▸ GIVEN REQUEST
Everything from the first line of the data below through the line that contains "const yMin = 0, yMax" should be written out exactly, please, and nothing more; the pictures stay out.

(Figure scripts)
[BEGIN]

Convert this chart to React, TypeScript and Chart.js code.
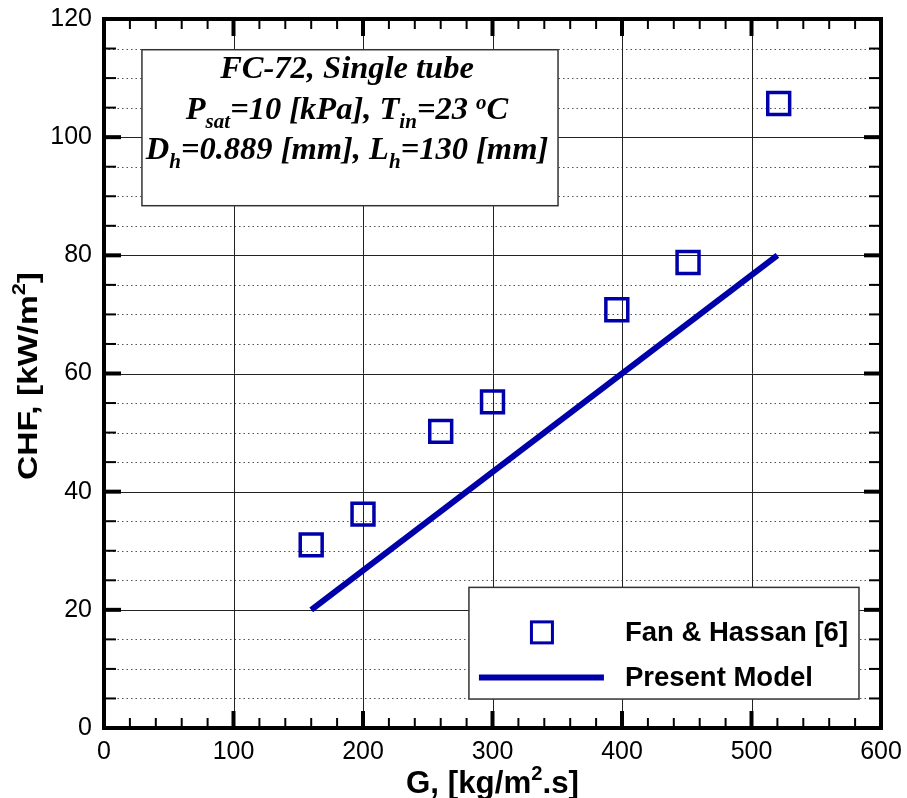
import React, { useEffect, useRef } from "react";
import { Chart, registerables } from "chart.js";

Chart.register(...registerables);

// ---- data ----
const fanHassanG = [160, 200, 260, 300, 396, 451, 521];
const fanHassanCHF = [31.0, 36.2, 50.2, 55.2, 70.8, 78.8, 105.7];
const modelG = [160, 520];
const modelCHF = [20, 80];

const xMin = 0, xMax = 600, xMajor = 100, xMinor = 20;
const yMin = 0, yMax = 120, yMajor = 20, yMinor = 5;

const legendLabels = ["Fan & Hassan [6]", "Present Model"];
const xTitle = ["G, [kg/m", "2", ".s]"];
const yTitle = ["CHF, [kW/m", "2", "]"];

type Seg = { t: string; sub?: boolean; sup?: boolean };
const infoLines: Seg[][] = [
  [{ t: "FC-72, Single tube" }],
  [{ t: "P" }, { t: "sat", sub: true }, { t: "=10 [kPa], T" }, { t: "in", sub: true }, { t: "=23 " }, { t: "o", sup: true }, { t: "C" }],
  [{ t: "D" }, { t: "h", sub: true }, { t: "=0.889 [mm], L" }, { t: "h", sub: true }, { t: "=130 [mm]" }],
];

const BLUE = "#0000aa";
const SANS = "'Liberation Sans', Arial, sans-serif";
const SERIF = "'Liberation Serif', 'Times New Roman', serif";

function drawRich(ctx: CanvasRenderingContext2D, segs: Seg[], cx: number, by: number) {
  const main = `italic bold 32.5px ${SERIF}`;
  const small = `italic bold 21px ${SERIF}`;
  let w = 0;
  for (const s of segs) {
    ctx.font = s.sub || s.sup ? small : main;
    w += ctx.measureText(s.t).width;
  }
  let x = cx - w / 2;
  ctx.textBaseline = "alphabetic";
  ctx.textAlign = "left";
  for (const s of segs) {
    ctx.font = s.sub || s.sup ? small : main;
    const dy = s.sub ? 9 : s.sup ? -10 : 0;
    ctx.fillText(s.t, x, by + dy);
    x += ctx.measureText(s.t).width;
  }
}

function drawTitle(ctx: CanvasRenderingContext2D, parts: string[], cx: number, by: number, size: number, targetW: number) {
  const main = `bold ${size}px ${SANS}`;
  const sup = `bold ${Math.round(size * 0.65)}px ${SANS}`;
  ctx.font = main;
  const w0 = ctx.measureText(parts[0]).width;
  const w2 = ctx.measureText(parts[2]).width;
  ctx.font = sup;
  const w1 = ctx.measureText(parts[1]).width;
  const total = w0 + w1 + w2;
  const sx = targetW / total;
  ctx.save();
  ctx.translate(cx, by);
  ctx.scale(sx, 1);
  let x = -total / 2;
  ctx.textAlign = "left";
  ctx.textBaseline = "alphabetic";
  ctx.font = main;
  ctx.fillText(parts[0], x, 0);
  x += w0;
  ctx.font = sup;
  ctx.fillText(parts[1], x, -size * 0.42);
  x += w1;
  ctx.font = main;
  ctx.fillText(parts[2], x, 0);
  ctx.restore();
}

const framePlugin = {
  id: "frame",
  beforeDraw(chart: any) {
    const ctx = chart.ctx;
    ctx.save();
    ctx.fillStyle = "#fff";
    ctx.fillRect(0, 0, chart.width, chart.height);
    ctx.restore();
  },
  beforeDatasetsDraw(chart: any) {
    const { ctx, chartArea: a, scales } = chart;
    const xs = scales.x, ys = scales.y;
    ctx.save();
    // minor dotted horizontal lines
    ctx.strokeStyle = "#555";
    ctx.lineWidth = 1;
    ctx.setLineDash([1.5, 3]);
    for (let v = yMin + yMinor; v < yMax; v += yMinor) {
      if (v % yMajor === 0) continue;
      const y = Math.round(ys.getPixelForValue(v)) + 0.5;
      ctx.beginPath();
      ctx.moveTo(a.left, y);
      ctx.lineTo(a.right, y);
      ctx.stroke();
    }
    ctx.setLineDash([]);
    // major grid lines
    ctx.strokeStyle = "#222";
    for (let v = yMin + yMajor; v < yMax; v += yMajor) {
      const y = Math.round(ys.getPixelForValue(v)) + 0.5;
      ctx.beginPath();
      ctx.moveTo(a.left, y);
      ctx.lineTo(a.right, y);
      ctx.stroke();
    }
    for (let v = xMin + xMajor; v < xMax; v += xMajor) {
      const x = Math.round(xs.getPixelForValue(v)) + 0.5;
      ctx.beginPath();
      ctx.moveTo(x, a.top);
      ctx.lineTo(x, a.bottom);
      ctx.stroke();
    }
    ctx.restore();
  },
  afterDatasetsDraw(chart: any) {
    const { ctx, chartArea: a, scales } = chart;
    const xs = scales.x, ys = scales.y;
    ctx.save();

    // info text box
    const bx0 = xs.getPixelForValue(29.3), bx1 = xs.getPixelForValue(350.6);
    const by0 = ys.getPixelForValue(114.8), by1 = ys.getPixelForValue(88.4);
    ctx.fillStyle = "#fff";
    ctx.fillRect(bx0, by0, bx1 - bx0, by1 - by0);
    ctx.strokeStyle = "#333";
    ctx.lineWidth = 1.5;
    ctx.strokeRect(bx0, by0, bx1 - bx0, by1 - by0);
    ctx.fillStyle = "#000";
    const cx = (bx0 + bx1) / 2 - 3;
    drawRich(ctx, infoLines[0], cx, by0 + 28);
    drawRich(ctx, infoLines[1], cx, by0 + 69);
    drawRich(ctx, infoLines[2], cx, by0 + 109);

    // legend box
    const lx0 = xs.getPixelForValue(281.8), lx1 = xs.getPixelForValue(583);
    const ly0 = ys.getPixelForValue(23.8), ly1 = ys.getPixelForValue(4.9);
    ctx.fillStyle = "#fff";
    ctx.fillRect(lx0, ly0, lx1 - lx0, ly1 - ly0);
    ctx.strokeStyle = "#333";
    ctx.lineWidth = 1.5;
    ctx.strokeRect(lx0, ly0, lx1 - lx0, ly1 - ly0);
    // marker
    ctx.strokeStyle = BLUE;
    ctx.lineWidth = 3;
    ctx.strokeRect(lx0 + 62.5, ly0 + 34.5, 21, 21);
    // line
    ctx.lineWidth = 6;
    ctx.beginPath();
    ctx.moveTo(lx0 + 10, ly0 + 90);
    ctx.lineTo(lx0 + 135, ly0 + 90);
    ctx.stroke();
    ctx.fillStyle = "#000";
    ctx.font = `bold 27.5px ${SANS}`;
    ctx.textAlign = "left";
    ctx.textBaseline = "alphabetic";
    ctx.fillText(legendLabels[0], lx0 + 156, ly0 + 54);
    ctx.fillText(legendLabels[1], lx0 + 156, ly0 + 99);

    // frame border
    ctx.strokeStyle = "#000";
    ctx.lineWidth = 4;
    ctx.strokeRect(a.left, a.top, a.right - a.left, a.bottom - a.top);

    // ticks (inward)
    const tick = (x0: number, y0: number, x1: number, y1: number, w: number) => {
      ctx.lineWidth = w;
      ctx.beginPath();
      ctx.moveTo(x0, y0);
      ctx.lineTo(x1, y1);
      ctx.stroke();
    };
    for (let v = xMin + xMinor; v < xMax; v += xMinor) {
      const x = xs.getPixelForValue(v);
      const major = v % xMajor === 0;
      const len = major ? 17 : 10;
      const w = major ? 4 : 2;
      tick(x, a.bottom, x, a.bottom - len, w);
      tick(x, a.top, x, a.top + len, w);
    }
    for (let v = yMin + yMinor; v < yMax; v += yMinor) {
      const y = ys.getPixelForValue(v);
      const major = v % yMajor === 0;
      const len = major ? 17 : 12;
      const w = major ? 4 : 2;
      tick(a.left, y, a.left + len, y, w);
      tick(a.right, y, a.right - len, y, w);
    }

    // axis titles
    ctx.fillStyle = "#000";
    drawTitle(ctx, xTitle, (a.left + a.right) / 2, 793, 31, 173);
    ctx.save();
    ctx.translate(37, 376);
    ctx.rotate(-Math.PI / 2);
    drawTitle(ctx, yTitle, 0, 0, 28, 208);
    ctx.restore();

    ctx.restore();
  },
};

export default function App() {
  const ref = useRef<HTMLCanvasElement>(null);
  useEffect(() => {
    document.body.style.margin = "0";
    document.body.style.overflow = "hidden";
    const canvas = ref.current;
    if (!canvas) return;
    const chart = new Chart(canvas, {
      type: "scatter",
      data: {
        datasets: [
          {
            label: legendLabels[0],
            data: fanHassanG.map((g, i) => ({ x: g, y: fanHassanCHF[i] })),
            pointStyle: "rect",
            pointRadius: 15.5,
            pointHoverRadius: 15.5,
            borderColor: BLUE,
            backgroundColor: "rgba(0,0,0,0)",
            pointBorderWidth: 3.5,
            showLine: false,
          },
          {
            label: legendLabels[1],
            type: "line",
            data: modelG.map((g, i) => ({ x: g, y: modelCHF[i] })),
            borderColor: BLUE,
            borderWidth: 6,
            pointRadius: 0,
            showLine: true,
            fill: false,
          },
        ],
      } as any,
      options: {
        animation: false,
        responsive: true,
        maintainAspectRatio: false,
        events: [],
        layout: { padding: { top: 17, right: 26, left: 0, bottom: 0 } },
        plugins: { legend: { display: false }, tooltip: { enabled: false } },
        scales: {
          x: {
            type: "linear",
            min: xMin,
            max: xMax,
            afterFit: (s: any) => {
              s.height = 70;
              s.paddingLeft = 0;
              s.paddingRight = 0;
            },
            ticks: { stepSize: xMajor, color: "#000", padding: 9, font: { size: 25, family: SANS } },
            grid: { display: false, drawTicks: false },
            border: { display: false },
          },
          y: {
            type: "linear",
            min: yMin,
            max: yMax,
            afterFit: (s: any) => {
              s.width = 104;
              s.paddingTop = 0;
              s.paddingBottom = 0;
            },
            ticks: { stepSize: yMajor, color: "#000", padding: 12, font: { size: 25, family: SANS } },
            grid: { display: false, drawTicks: false },
            border: { display: false },
          },
        },
      } as any,
      plugins: [framePlugin],
    });
    return () => chart.destroy();
  }, []);
  return (
    <div style={{ width: 907, height: 798, position: "relative" }}>
      <canvas ref={ref} />
    </div>
  );
}
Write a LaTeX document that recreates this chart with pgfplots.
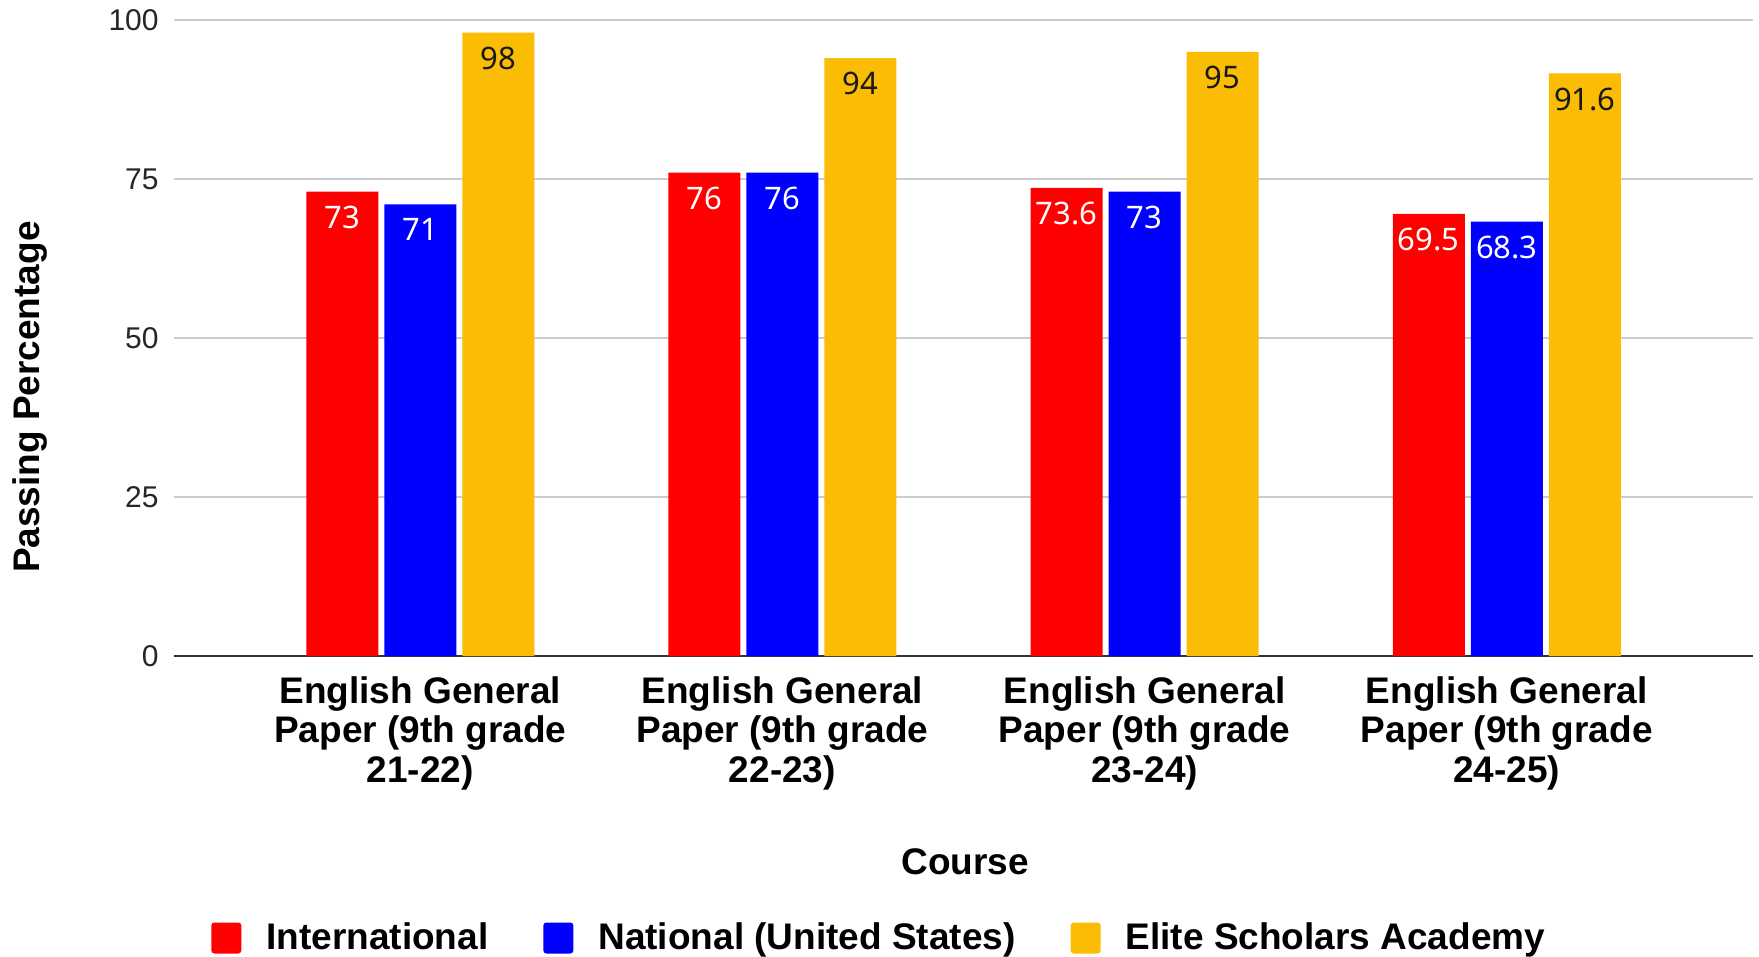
\documentclass[border=0pt]{standalone}
\usepackage{pgfplots}
\pgfplotsset{compat=1.18}
\usepackage{fontspec}
\setmainfont{Liberation Sans}
\newfontfamily\valfont{Noto Sans}

\definecolor{cRed}{HTML}{FF0000}
\definecolor{cBlue}{HTML}{0000FF}
\definecolor{cYel}{HTML}{FBBC04}
\definecolor{gridc}{HTML}{CCCCCC}

\pgfplotsset{
  sqlegend/.style={legend image code/.code={\fill[##1, rounded corners=1.5pt] (0pt,-7.75pt) rectangle (15pt,7.75pt);}},
}

\begin{document}
\begin{tikzpicture}
\begin{axis}[
  name=ax,
  scale only axis,
  width=789.5pt, height=318pt,
  ybar=3pt, bar width=36pt,
  xmin=-0.68, xmax=3.68,
  ymin=0, ymax=100,
  xtick={0,1,2,3},
  xticklabels={{English General\\Paper (9th grade\\21-22)},
               {English General\\Paper (9th grade\\22-23)},
               {English General\\Paper (9th grade\\23-24)},
               {English General\\Paper (9th grade\\24-25)}},
  xticklabel style={align=center, font=\bfseries\fontsize{18.5}{19.75}\selectfont,
                    anchor=north, inner sep=0pt, yshift=-10pt},
  ytick={25,50,75,100},
  extra y ticks={0},
  extra y tick labels={0},
  extra y tick style={major grid style={draw=black!80, line width=1.2pt}},
  ymajorgrids,
  major grid style={draw=gridc, line width=1pt},
  axis line style={draw=none},
  major tick length=0pt,
  /pgf/number format/assume math mode=true,
  yticklabel style={font=\fontsize{15}{18}\selectfont, text=black!85,
                    anchor=east, inner sep=0pt, xshift=-7.5pt},
  ylabel={Passing Percentage},
  ylabel style={at={(axis description cs:-0.0912,0.407)}, anchor=center,
                font=\bfseries\fontsize{18.5}{20}\selectfont},
  xlabel={Course},
  xlabel style={at={(axis description cs:0.501,-0.3239)}, anchor=center,
                font=\bfseries\fontsize{18.5}{20}\selectfont},
  legend style={at={(axis description cs:0.0234,-0.4434)}, anchor=west,
                draw=none, inner sep=0pt, nodes={inner sep=0pt},
                font=\bfseries\fontsize{18.5}{20}\selectfont,
                /tikz/every odd column/.append style={column sep=12.5pt},
                /tikz/every even column/.append style={column sep=27.5pt}},
  legend columns=-1,
  nodes near coords,
  nodes near coords align={below},
  every node near coord/.append style={yshift=-7pt, inner sep=0pt,
                font=\valfont\fontsize{15.5}{16}\selectfont},
]
\addplot[fill=cRed, draw=none, sqlegend,
  every node near coord/.append style={text=white}]
  coordinates {(0,73) (1,76) (2,73.6) (3,69.5)};
\addplot[fill=cBlue, draw=none, sqlegend,
  every node near coord/.append style={text=white}]
  coordinates {(0,71) (1,76) (2,73) (3,68.3)};
\addplot[fill=cYel, draw=none, sqlegend,
  every node near coord/.append style={text=black!90}]
  coordinates {(0,98) (1,94) (2,95) (3,91.6)};
\legend{International, National (United States), Elite Scholars Academy}
\end{axis}
\pgfresetboundingbox
\path[use as bounding box] ([shift={(-87pt,-150.5pt)}]ax.south west)
  rectangle ([shift={(792.5pt,328pt)}]ax.south west);
\end{tikzpicture}
\end{document}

[END]

▸ EXERCISE SOLUTION
Convert this chart to React, TypeScript and Chart.js code.
import React, { useEffect, useRef } from "react";
import { Chart, registerables } from "chart.js";

Chart.register(...registerables);

// ---- data ----
const fanHassanG = [160, 200, 260, 300, 396, 451, 521];
const fanHassanCHF = [31.0, 36.2, 50.2, 55.2, 70.8, 78.8, 105.7];
const modelG = [160, 520];
const modelCHF = [20, 80];

const xMin = 0, xMax = 600, xMajor = 100, xMinor = 20;
const yMin = 0, yMax = 120, yMajor = 20, yMinor = 5;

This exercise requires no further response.